Exercise goal ▸ Reproduce each line from the records that holds "page".

'''

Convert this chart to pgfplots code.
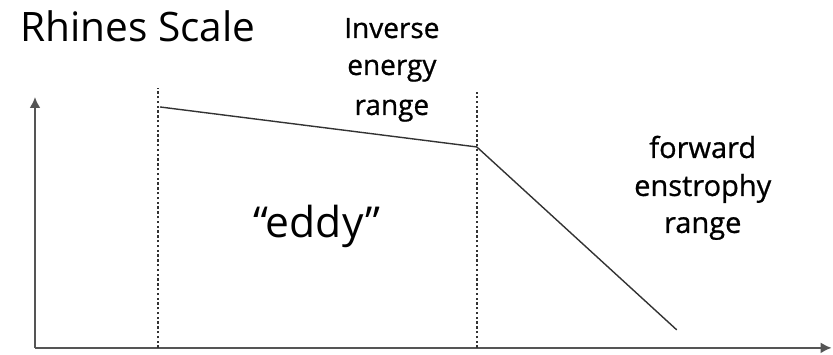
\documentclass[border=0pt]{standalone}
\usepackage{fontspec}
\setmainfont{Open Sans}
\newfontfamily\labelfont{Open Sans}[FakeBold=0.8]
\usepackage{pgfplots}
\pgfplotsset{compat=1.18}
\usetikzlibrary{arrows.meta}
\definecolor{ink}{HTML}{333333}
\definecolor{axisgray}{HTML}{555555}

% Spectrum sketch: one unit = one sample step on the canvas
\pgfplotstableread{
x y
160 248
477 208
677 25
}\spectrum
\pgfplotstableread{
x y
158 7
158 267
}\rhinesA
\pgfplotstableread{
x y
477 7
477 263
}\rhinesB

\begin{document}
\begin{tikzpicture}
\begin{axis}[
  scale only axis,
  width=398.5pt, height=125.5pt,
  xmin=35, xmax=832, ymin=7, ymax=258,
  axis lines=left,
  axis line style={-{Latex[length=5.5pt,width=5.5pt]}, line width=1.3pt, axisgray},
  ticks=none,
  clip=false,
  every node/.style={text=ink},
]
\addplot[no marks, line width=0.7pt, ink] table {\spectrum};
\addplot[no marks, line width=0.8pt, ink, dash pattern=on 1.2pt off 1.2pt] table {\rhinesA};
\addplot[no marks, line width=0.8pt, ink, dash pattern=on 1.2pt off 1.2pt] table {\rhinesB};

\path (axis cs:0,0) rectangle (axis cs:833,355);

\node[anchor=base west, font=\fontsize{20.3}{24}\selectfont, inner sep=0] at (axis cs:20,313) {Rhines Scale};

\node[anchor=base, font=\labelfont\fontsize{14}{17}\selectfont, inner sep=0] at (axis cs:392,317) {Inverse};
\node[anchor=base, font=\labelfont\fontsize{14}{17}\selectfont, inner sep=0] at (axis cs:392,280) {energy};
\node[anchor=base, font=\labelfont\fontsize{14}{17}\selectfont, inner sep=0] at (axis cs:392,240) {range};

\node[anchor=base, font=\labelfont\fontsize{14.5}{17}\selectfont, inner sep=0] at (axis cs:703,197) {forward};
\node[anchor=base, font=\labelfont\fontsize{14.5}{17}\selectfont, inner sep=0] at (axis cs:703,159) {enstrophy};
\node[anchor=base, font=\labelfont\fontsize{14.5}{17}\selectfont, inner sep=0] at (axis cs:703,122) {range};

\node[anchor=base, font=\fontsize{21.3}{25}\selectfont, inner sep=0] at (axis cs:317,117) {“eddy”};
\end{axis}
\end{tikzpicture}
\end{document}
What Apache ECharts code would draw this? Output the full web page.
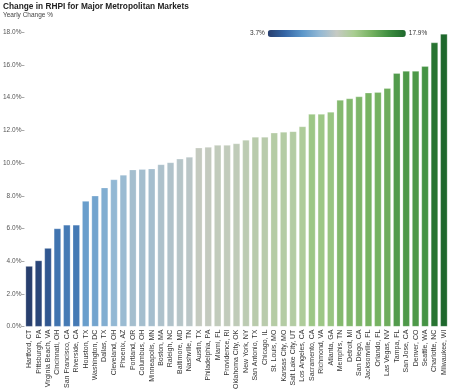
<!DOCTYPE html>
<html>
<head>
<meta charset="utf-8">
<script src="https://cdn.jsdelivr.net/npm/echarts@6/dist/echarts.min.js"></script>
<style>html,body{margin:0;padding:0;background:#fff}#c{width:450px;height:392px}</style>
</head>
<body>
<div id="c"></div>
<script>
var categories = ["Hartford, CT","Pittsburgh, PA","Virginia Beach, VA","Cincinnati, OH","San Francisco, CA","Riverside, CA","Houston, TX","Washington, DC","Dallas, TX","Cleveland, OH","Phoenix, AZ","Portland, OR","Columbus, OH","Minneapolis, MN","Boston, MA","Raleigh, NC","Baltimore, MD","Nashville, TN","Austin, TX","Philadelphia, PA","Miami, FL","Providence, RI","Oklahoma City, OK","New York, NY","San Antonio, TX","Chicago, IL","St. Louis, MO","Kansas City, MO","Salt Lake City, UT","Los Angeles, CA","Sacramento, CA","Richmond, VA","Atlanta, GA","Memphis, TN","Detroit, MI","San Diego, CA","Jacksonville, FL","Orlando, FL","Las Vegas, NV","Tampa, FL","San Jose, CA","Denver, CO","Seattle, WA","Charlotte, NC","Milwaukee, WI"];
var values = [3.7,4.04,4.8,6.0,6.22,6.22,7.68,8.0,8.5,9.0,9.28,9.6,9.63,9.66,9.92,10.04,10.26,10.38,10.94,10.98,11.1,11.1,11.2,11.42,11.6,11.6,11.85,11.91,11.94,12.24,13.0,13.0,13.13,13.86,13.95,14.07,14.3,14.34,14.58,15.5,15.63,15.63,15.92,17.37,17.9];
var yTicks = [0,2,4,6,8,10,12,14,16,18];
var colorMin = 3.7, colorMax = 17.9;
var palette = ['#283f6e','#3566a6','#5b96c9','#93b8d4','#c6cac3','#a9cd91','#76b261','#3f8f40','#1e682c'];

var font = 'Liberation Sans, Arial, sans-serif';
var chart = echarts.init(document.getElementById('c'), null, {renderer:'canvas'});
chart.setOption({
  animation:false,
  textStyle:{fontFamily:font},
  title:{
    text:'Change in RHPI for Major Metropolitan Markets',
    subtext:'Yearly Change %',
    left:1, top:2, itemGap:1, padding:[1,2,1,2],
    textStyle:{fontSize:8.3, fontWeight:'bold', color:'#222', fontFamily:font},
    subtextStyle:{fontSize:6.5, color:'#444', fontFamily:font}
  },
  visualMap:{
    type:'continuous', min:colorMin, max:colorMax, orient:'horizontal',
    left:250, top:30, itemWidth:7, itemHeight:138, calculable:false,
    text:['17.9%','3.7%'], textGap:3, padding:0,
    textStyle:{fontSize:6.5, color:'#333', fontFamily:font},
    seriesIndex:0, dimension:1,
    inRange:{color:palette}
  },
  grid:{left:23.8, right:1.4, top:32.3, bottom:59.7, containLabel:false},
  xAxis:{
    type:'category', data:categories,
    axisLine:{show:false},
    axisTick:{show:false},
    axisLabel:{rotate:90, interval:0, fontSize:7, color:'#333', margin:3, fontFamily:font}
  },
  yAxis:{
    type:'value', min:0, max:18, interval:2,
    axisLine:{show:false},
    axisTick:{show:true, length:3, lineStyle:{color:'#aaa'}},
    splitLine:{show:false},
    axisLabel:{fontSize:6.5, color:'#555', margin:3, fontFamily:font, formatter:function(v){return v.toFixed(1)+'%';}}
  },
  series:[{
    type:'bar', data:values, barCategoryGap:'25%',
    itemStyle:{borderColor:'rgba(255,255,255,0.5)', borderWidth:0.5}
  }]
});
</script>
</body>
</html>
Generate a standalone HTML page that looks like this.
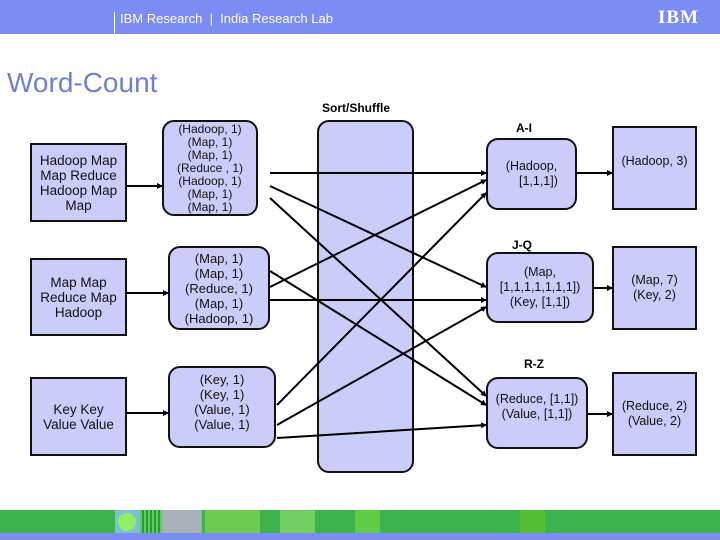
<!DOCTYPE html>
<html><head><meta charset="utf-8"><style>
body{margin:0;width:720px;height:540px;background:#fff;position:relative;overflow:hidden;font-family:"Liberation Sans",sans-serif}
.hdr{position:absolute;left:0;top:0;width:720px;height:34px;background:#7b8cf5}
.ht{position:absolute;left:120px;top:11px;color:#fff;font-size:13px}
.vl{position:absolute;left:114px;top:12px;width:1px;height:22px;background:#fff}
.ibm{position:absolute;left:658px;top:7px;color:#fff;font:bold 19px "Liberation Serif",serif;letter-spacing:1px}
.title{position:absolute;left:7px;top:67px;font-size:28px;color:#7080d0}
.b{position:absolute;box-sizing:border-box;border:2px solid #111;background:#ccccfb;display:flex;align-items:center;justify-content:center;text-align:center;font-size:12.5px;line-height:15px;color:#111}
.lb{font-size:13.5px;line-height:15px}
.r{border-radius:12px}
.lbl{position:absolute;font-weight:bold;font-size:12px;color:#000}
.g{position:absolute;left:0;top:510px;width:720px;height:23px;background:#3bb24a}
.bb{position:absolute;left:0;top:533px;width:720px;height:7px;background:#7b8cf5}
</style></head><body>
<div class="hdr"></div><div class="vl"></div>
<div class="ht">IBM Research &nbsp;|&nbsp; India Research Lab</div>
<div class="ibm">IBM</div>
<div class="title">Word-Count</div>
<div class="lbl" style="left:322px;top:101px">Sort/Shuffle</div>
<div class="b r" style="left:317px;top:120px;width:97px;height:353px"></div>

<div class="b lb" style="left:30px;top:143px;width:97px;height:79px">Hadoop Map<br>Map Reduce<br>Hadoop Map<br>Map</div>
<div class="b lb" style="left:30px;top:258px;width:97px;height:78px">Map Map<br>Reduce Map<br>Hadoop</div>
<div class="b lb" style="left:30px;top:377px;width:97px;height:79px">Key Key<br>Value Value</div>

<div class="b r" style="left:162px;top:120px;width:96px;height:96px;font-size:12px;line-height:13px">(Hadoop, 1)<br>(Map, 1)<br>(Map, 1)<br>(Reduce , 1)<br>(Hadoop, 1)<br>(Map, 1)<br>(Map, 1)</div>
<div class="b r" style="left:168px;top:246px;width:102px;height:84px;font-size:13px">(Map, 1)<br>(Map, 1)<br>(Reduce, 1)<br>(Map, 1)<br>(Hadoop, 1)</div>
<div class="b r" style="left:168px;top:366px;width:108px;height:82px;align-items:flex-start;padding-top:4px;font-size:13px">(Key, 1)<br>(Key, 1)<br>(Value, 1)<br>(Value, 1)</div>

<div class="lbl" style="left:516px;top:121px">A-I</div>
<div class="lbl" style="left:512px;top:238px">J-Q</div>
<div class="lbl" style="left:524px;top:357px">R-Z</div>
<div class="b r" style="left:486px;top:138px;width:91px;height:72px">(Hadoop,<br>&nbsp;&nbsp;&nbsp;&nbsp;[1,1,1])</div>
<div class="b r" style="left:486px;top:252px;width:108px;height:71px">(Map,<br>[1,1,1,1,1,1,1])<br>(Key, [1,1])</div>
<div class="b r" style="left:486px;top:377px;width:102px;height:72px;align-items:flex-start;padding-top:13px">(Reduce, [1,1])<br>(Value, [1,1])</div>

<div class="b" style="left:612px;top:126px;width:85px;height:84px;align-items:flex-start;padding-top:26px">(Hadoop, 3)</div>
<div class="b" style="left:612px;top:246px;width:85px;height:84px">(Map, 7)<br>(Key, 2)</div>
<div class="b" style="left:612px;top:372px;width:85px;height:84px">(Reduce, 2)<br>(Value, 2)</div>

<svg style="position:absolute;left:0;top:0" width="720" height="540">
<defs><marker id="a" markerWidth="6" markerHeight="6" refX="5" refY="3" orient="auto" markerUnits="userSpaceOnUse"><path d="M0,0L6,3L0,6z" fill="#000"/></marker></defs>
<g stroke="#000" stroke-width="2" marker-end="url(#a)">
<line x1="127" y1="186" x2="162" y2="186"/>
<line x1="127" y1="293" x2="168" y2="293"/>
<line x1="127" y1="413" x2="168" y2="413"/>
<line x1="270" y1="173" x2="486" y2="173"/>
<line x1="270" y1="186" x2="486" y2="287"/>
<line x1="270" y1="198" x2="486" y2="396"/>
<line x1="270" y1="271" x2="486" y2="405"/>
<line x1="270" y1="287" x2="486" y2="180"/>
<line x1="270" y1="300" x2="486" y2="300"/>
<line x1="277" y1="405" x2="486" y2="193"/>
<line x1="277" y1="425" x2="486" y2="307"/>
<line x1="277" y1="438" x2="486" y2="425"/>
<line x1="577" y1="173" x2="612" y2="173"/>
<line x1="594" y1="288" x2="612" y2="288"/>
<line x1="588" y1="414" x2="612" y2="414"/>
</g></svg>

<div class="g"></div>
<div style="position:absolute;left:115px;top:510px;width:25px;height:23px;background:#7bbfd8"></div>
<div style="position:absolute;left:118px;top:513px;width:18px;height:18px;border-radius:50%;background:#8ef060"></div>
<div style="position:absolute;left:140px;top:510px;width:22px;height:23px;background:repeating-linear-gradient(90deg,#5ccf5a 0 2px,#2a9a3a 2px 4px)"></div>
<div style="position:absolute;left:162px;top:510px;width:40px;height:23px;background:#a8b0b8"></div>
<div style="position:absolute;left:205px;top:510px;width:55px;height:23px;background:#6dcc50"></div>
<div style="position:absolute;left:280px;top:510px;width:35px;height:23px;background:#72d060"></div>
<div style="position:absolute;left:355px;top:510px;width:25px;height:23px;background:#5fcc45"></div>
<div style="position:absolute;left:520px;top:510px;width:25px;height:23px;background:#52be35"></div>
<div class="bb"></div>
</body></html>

'''

Exercise solution ▸
What Apache ECharts code would draw this? Output the full web page.
Generate a standalone HTML page that looks like this.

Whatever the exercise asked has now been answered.